The Reynolds-averaged Navier–Stokes (RANS)-equation for constant property Newtonian fluids is an exact, albeit unclosed, first-order moment equation for the mean velocity field. The RANS-equation and the Reynolds-averaged continuity equation together with a model for the Reynolds stress provide a set of closed equations that govern the behavior of the mean velocity and mean pressure fields. In this turbulent mixing and beyond (TMB) paper, the key ideas related to a recently developed universal closure for the normalized Reynolds (NR)-stress are reviewed. The new approach relates the NR-stress to four characteristic time scales: a turbulent time scale, a viscous time scale, a time scale related to the mean field velocity gradient and a time scale associated with a rigid body frame-of-reference. The theory stems from an analysis of the Navier–Stokes equation and is formulated as a universal non-negative mapping of the NR-stress into itself.
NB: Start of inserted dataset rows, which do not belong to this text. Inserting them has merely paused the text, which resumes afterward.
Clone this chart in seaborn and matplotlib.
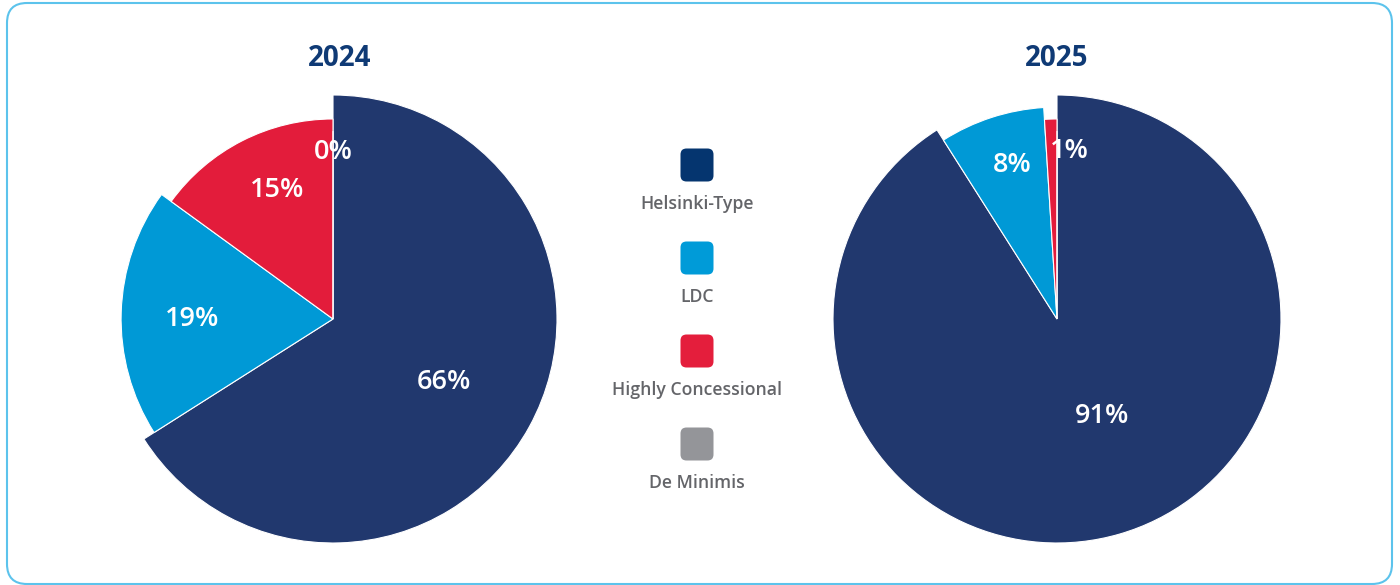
import matplotlib
matplotlib.use("Agg")
import numpy as np
import matplotlib.pyplot as plt
from matplotlib.patches import FancyBboxPatch
import seaborn as sns

# ---- data -------------------------------------------------------------
categories = ["Helsinki-Type", "LDC", "Highly Concessional", "De Minimis"]
years = ["2024", "2025"]
share_2024 = [66, 19, 15, 0]
share_2025 = [91, 8, 1, None]

# ---- style --------------------------------------------------------------
sns.set_theme(style="white")
plt.rcParams["font.family"] = ["Open Sans", "DejaVu Sans"]

slice_colors = ["#21386e", "#0099d6", "#e31c3b", "#939598"]
legend_colors = ["#05356f", "#009bd8", "#e41e3c", "#949599"]
title_color = "#0f3a75"
legend_text = "#646569"
frame_color = "#5cc3ec"

W, H = 1400, 585
R = 224                              # outer radius of the largest slice (px)
radius_steps = [1.0, 0.946, 0.893, 0.839]   # each later slice is drawn a bit shorter
pie_centers = [(333, 319), (1057, 319)]
title_x = [340, 1057]
# label placement: distance (fraction of R) and angular nudge (deg) per slice
label_dist = [[0.565, 0.63, 0.635, 0.755], [0.47, 0.725, 0.76, 0.75]]
label_nudge = [[0, -1, 4, 0], [-9, 2, 6, 0]]

fig = plt.figure(figsize=(14, 5.85), dpi=100)
ax = fig.add_axes([0, 0, 1, 1])


def yy(y_px):
    return H - y_px


for k, (year, shares) in enumerate(zip(years, [share_2024, share_2025])):
    cx, cy = pie_centers[k]
    vals = [0 if v is None else v for v in shares]
    wedges, _ = ax.pie(
        vals,
        colors=slice_colors,
        startangle=90,
        counterclock=False,
        center=(cx, yy(cy)),
        radius=R,
        wedgeprops=dict(edgecolor="white", linewidth=0.8),
    )
    for i, w in enumerate(wedges):
        w.set_radius(R * radius_steps[i])
        if shares[i] is None:
            continue
        mid = np.deg2rad((w.theta1 + w.theta2) / 2 - label_nudge[k][i])
        d = label_dist[k][i] * R
        ax.text(cx + d * np.cos(mid), yy(cy) + d * np.sin(mid) - 2,
                f"{shares[i]}%", color="white", fontsize=19.5,
                fontweight="semibold", ha="center", va="center", zorder=5)
    ax.text(title_x[k], yy(59), year, color=title_color, fontsize=20,
            fontweight="bold", ha="center", va="center")

# legend column between the two pies
for i, (name, col) in enumerate(zip(categories, legend_colors)):
    sy = 165 + i * 93
    ax.add_patch(FancyBboxPatch((697 - 16.5, yy(sy) - 16.5), 33, 33,
                                boxstyle="round,pad=0,rounding_size=6",
                                facecolor=col, edgecolor="none"))
    ax.text(697, yy(sy + 39), name, color=legend_text, fontsize=12.7,
            fontweight="semibold", ha="center", va="center")

# rounded outer frame
ax.add_patch(FancyBboxPatch((7, 1), 1385, 581,
                            boxstyle="round,pad=0,rounding_size=20",
                            facecolor="none", edgecolor=frame_color,
                            linewidth=1.5, clip_on=False))

ax.set_xlim(0, W)
ax.set_ylim(0, H)
ax.set_aspect("equal")
ax.axis("off")

fig.savefig("out.png", dpi=100, facecolor="white")
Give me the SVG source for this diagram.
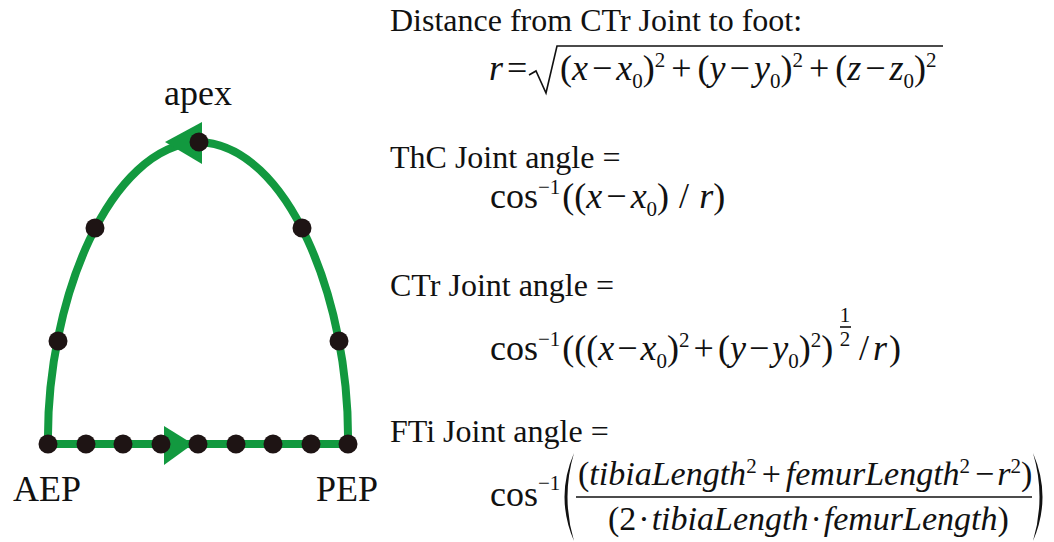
<svg xmlns="http://www.w3.org/2000/svg" width="1054" height="542" viewBox="0 0 1054 542">
<style>
.t{font-family:"Liberation Serif","Times New Roman","DejaVu Serif",serif;fill:#111;}
.lbl{font-size:32px;}
.big{font-size:36px;}
.m{font-size:36px;}
.f{font-size:34px;}
.i{font-style:italic;}
.s{font-size:21px;font-style:normal;}
.dot{fill:#1e1414;}
.arr{fill:#12993f;}
.rule{stroke:#111;stroke-width:1.6;fill:none;}
</style>
<rect width="1054" height="542" fill="#fff"/>
<g id="connectors">
<path id="cycle" d="M48,444 C46,300 110,145 199,142 C288,145 350,300 348,444 Z" fill="none" stroke="#12993f" stroke-width="8" stroke-linejoin="miter"/>
<polygon id="arrow-apex" class="arr" points="165,142 202,122 202,164"/>
<polygon id="arrow-stance" class="arr" points="164,426 164,465 193,444"/>
</g>
<g id="node-points">
<circle class="dot" cx="48" cy="444" r="9.5"/>
<circle class="dot" cx="86" cy="444" r="9.5"/>
<circle class="dot" cx="123" cy="444" r="9.5"/>
<circle class="dot" cx="161" cy="444" r="9.5"/>
<circle class="dot" cx="198" cy="444" r="9.5"/>
<circle class="dot" cx="236" cy="444" r="9.5"/>
<circle class="dot" cx="273" cy="444" r="9.5"/>
<circle class="dot" cx="311" cy="444" r="9.5"/>
<circle class="dot" cx="348" cy="444" r="9.5"/>
<circle class="dot" cx="58" cy="341" r="9.5"/>
<circle class="dot" cx="95" cy="228" r="9.5"/>
<circle class="dot" cx="199" cy="142" r="9.5"/>
<circle class="dot" cx="302" cy="228" r="9.5"/>
<circle class="dot" cx="339" cy="341" r="9.5"/>
</g>
<g id="node-labels">
<text class="t big" x="198" y="105" text-anchor="middle">apex</text>
<text class="t big" x="13" y="501">AEP</text>
<text class="t big" x="316" y="501">PEP</text>
</g>
<g id="node-distance">
<text class="t lbl" x="390" y="31">Distance from CTr Joint to foot:</text>
<text class="t m" y="80"><tspan x="489" class="i">r</tspan><tspan x="507">=</tspan></text>
<path class="rule" d="M529,75 L536,71 L546,93 L557,46 L943,46"/>
<text class="t m" x="560" y="80">(<tspan class="i">x</tspan><tspan dx="4">−</tspan><tspan dx="4" class="i">x</tspan><tspan class="s" y="88">0</tspan><tspan y="80">)</tspan><tspan class="s" y="67">2</tspan><tspan y="80" dx="6">+</tspan><tspan dx="6">(</tspan><tspan class="i">y</tspan><tspan dx="4">−</tspan><tspan dx="4" class="i">y</tspan><tspan class="s" y="88">0</tspan><tspan y="80">)</tspan><tspan class="s" y="67">2</tspan><tspan y="80" dx="6">+</tspan><tspan dx="6">(</tspan><tspan class="i">z</tspan><tspan dx="4">−</tspan><tspan dx="4" class="i">z</tspan><tspan class="s" y="88">0</tspan><tspan y="80">)</tspan><tspan class="s" y="67">2</tspan></text>
</g>
<g id="node-thc">
<text class="t lbl" x="390" y="168">ThC Joint angle =</text>
<text class="t m" x="490" y="208">cos<tspan class="s" y="194">−1</tspan><tspan y="208" dx="2">((</tspan><tspan class="i">x</tspan><tspan dx="4">−</tspan><tspan dx="4" class="i">x</tspan><tspan class="s" y="216">0</tspan><tspan y="208">)</tspan><tspan dx="10">/</tspan><tspan dx="10" class="i">r</tspan><tspan>)</tspan></text>
</g>
<g id="node-ctr">
<text class="t lbl" x="390" y="296">CTr Joint angle =</text>
<text class="t m" x="490" y="360">cos<tspan class="s" y="346">−1</tspan><tspan y="360" dx="2">(((</tspan><tspan class="i">x</tspan><tspan dx="3">−</tspan><tspan dx="3" class="i">x</tspan><tspan class="s" y="368">0</tspan><tspan y="360">)</tspan><tspan class="s" y="347">2</tspan><tspan y="360" dx="4">+</tspan><tspan dx="4">(</tspan><tspan class="i">y</tspan><tspan dx="3">−</tspan><tspan dx="3" class="i">y</tspan><tspan class="s" y="368">0</tspan><tspan y="360">)</tspan><tspan class="s" y="347">2</tspan><tspan y="360">)</tspan></text>
<text class="t s" x="845" y="322" text-anchor="middle">1</text>
<line class="rule" x1="840" y1="327" x2="851" y2="327" stroke-width="1.1"/>
<text class="t s" x="845" y="346" text-anchor="middle">2</text>
<text class="t m" y="360"><tspan x="859">/</tspan><tspan x="873" class="i">r</tspan><tspan x="889">)</tspan></text>
</g>
<g id="node-fti">
<text class="t lbl" x="390" y="442">FTi Joint angle =</text>
<text class="t m" x="490" y="506">cos<tspan class="s" y="490">−1</tspan></text>
<path d="M574,453 Q555,497 574,541 Q561,497 574,453 Z" fill="#111"/>
<path d="M1033,453 Q1052,497 1033,541 Q1046,497 1033,453 Z" fill="#111"/>
<text class="t f" x="578" y="485">(<tspan class="i">tibiaLength</tspan><tspan class="s" y="473">2</tspan><tspan y="485" dx="5">+</tspan><tspan dx="5" class="i">femurLength</tspan><tspan class="s" y="473">2</tspan><tspan y="485" dx="5">−</tspan><tspan dx="3" class="i">r</tspan><tspan class="s" y="473">2</tspan><tspan y="485">)</tspan></text>
<line class="rule" x1="576" y1="497" x2="1032" y2="497"/>
<text class="t f" x="608" y="530">(2<tspan dx="2">·</tspan><tspan dx="2" class="i">tibiaLength</tspan><tspan dx="2">·</tspan><tspan dx="2" class="i">femurLength</tspan>)</text>
</g>
</svg>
Consequently, all solutions of the NR-stress equation are non-negative dyadic-valued linear operators regardless of the class of benchmark flows used to determine closure parameters. The new closure model predicts that the Coriolis acceleration causes an anisotropic re-distribution of turbulent kinetic energy among the three components of the fluctuating velocity in rotating homogeneous decay.